There is support for both Packed Integer and Floating Point SIMD. For packed integer, the ALU is subdivided (as opposed to using multiple ALUs). For FP SIMD, the vector elements are fed through the FPU using pipelining.
In terms of implementation, these ‘X’ instructions use multiple lanes internally (treating the 64-bit 6R+3W register file as a 128-bit 3R+1W register file), so typically may only be expressed as scalar operations (with a partial exception for Jumbo prefixes). Many may work by also combining units across multiple lanes into a single larger virtual unit (this is the case for most of the ALUX instructions). Otherwise, most of these instructions take the form of normal 32-bit (4-byte) instruction encodings.
Another more recent addition is the GFPX (or FPUX) extension, which allows extend the FPU ops to 128-bits, using the IEEE-754 Binary128 format. In the current implementation, this doesn’t support the full precision of the format (doing so would be quite expensive), so instead uses an intermediate precision (at the time of this writing, 72 mantissa bits for FMUL, and 87 for FADD). The exact precision will be implementation dependent. This is also being called the “Long Double” extension, partly as it is primarily intended for C’s “long double” type.
Another related extension is ALUX, which adds various 128-bit integer operations (ADD/SUB/AND/OR/XOR/CMP/SHAD/…). Most of the basic integer ops worked by joining the ALUs across two lanes together by passing carry-bits and similar between them, allowing them to function as-if they were a single larger ALU.
The shift instructions got a little more complicated, and involved replacing the original 64-bit barrel shift design with a logarithmic funnel shift. In this case, each shift unit produces a 64-bit output, but may use 128-bits on the input size (internally, this expands to 192 bits to allow for things like sign and zero extension of the 128-bit value). Using two of these units in parallel allows for performing a 128-bit shift. Despite the larger input size of the shift unit, the overall cost of the new shift-unit is roughly break-even with the old shift unit.

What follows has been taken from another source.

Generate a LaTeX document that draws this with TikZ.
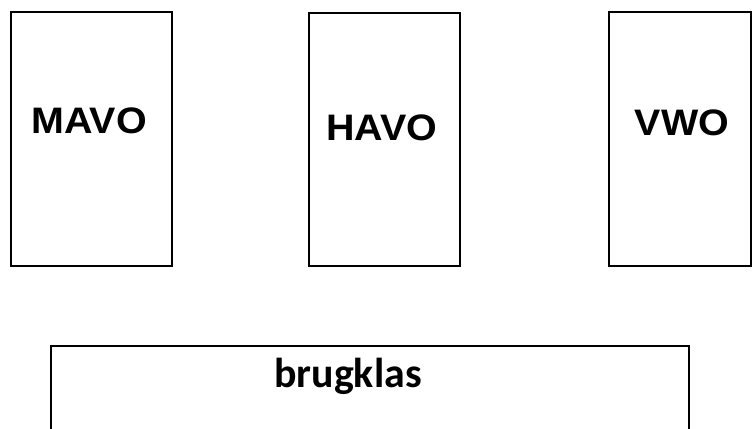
\documentclass[tikz,border=0pt]{standalone}
\usepackage{fontspec}
\setmainfont{Liberation Sans}
\newfontfamily\lvlfont[FakeStretch=1.07]{Liberation Sans}
\newfontfamily\calib{Carlito}
\begin{document}
\begin{tikzpicture}[x=1bp,y=-1bp,
  boxed/.style={draw=black,line width=2bp,fill=none},
  lvl/.style={font=\lvlfont\fontsize{37}{40}\selectfont\bfseries,anchor=base,inner sep=0pt},
  brug/.style={font=\calib\fontsize{42}{45}\selectfont\bfseries,anchor=base,inner sep=0pt}]
\useasboundingbox (0,0) rectangle (752,428);
\draw[boxed] (11,12) rectangle (172,266);
\draw[boxed] (309,13) rectangle (460,266);
\draw[boxed] (609,12) rectangle (751,266);
\draw[boxed] (51,346) rectangle (689,440);
\node[lvl] (mavo) at (89,133) {MAVO};
\node[lvl] (havo) at (382,140) {HAVO};
\node[lvl] (vwo) at (682,135) {VWO};
\node[brug] (brugklas) at (348,387) {brugklas};
\end{tikzpicture}
\end{document}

Most ALUX instructions lack immediate forms. This isn’t seen as a huge issue though, as even in lacking immediate forms, they are still a big improvement over needing to use function calls. Well, and also it may potentially cost around 24 bytes to load a 128-bit constant. Typically, a 128-bit constant load would be done as a pair of 64-bit constant loads.
Though, ironically, one of the main likely use-cases for ALUX would be for more efficient implementation of Binary128 operations in software.
Some time ago, I had also started working on a “OpenGL Style” software rasterizer on BJX2. Ironically, it does things like alpha blending, color interpolation, and bilinear filtering pretty well. But suffers from a pretty big problem in terms of memory bandwidth.
In this case, I did end up adding a few misc instructions to support a few custom compressed-texture formats (which I am calling UTX1 and UTX2), which aim to do something similar to DXT1/BC1 and DXT5/BC3 at roughly half the effective size. UTX1 uses a 12-bit RGB center value, 4-bit Y-delta, and 16 selector bits. As-such, UTX1 can encode non-transparent textures at 2bpp, with “roughly passable” image quality (I suspect unusable performance would be a bigger problem than the textures looking kinda ugly). UTX2 is similar to DXT1, but uses a pair of RGB555 or RGB444A3 endpoints instead. Where, RGB444A3 uses the same layout as RGB555, but takes the LSB of each component and uses it as an Alpha value (xrrr-ragg-ggab-bbba).
The two endpoint MSB’s select how to interpolate the block:
- 00=Interpolated Opaque (RGB555), (00=A, 01=2/3A+1/3B, 10=1/3A+2/3B, 11=B);
- 01=Translucent (RGB444A3), With two selector bits (Color, Alpha).
- 10=Reserved for now
- 11=Interpolated Alpha (RGB444A3), Alpha interpolated along with RGB.
The UTX2 format can serve as a rough approximation for DXT5 at roughly the same size as DXT1. Quality will be a little less where alpha is used, but typically color fidelity is less important in blended areas.
Unlike DXT1 and DXT5, for these formats it would assume the images are stored in Morton order (Z order), including at the level of block pixels. This is mostly because this is useful for a rasterizer (if, albeit, it only deals well with square power-of-2 textures, but this use case dominates in an OpenGL style renderer). It is assumed that UTX2 images would likely be transcoded from DXT1 or DXT5 during texture upload, rather than UTX2 being used directly by programs.
Have now sort of gotten GLQuake working on this rasterizer as well, though as of yet its performance still falls a bit short of “usable”. I had started work on a new memory bus design which should hopefully be able to improve performance, but there is still a bit of work needed for this part. In this case, GLQuake is more limited by memory bandwidth than by computational cost.
Also, in all of this, TestKern has started to mutate into something resembling a Unix-style OS (at least in terms of filesystem, and rudimentary implementation of parts of the POSIX API), though it is still a bit of a stretch to call it a “real OS”. As of yet, it still lacks things like dynamic linking, multiple processes, or a preemptive task scheduler. These may be worked on some more, but haven’t been a high priority. Support for things like virtual memory and similar are still in a half-implemented state.
Binaries in TestKern still use the PEL4 format, which is essentially a modified LZ compressed PE/COFF variant.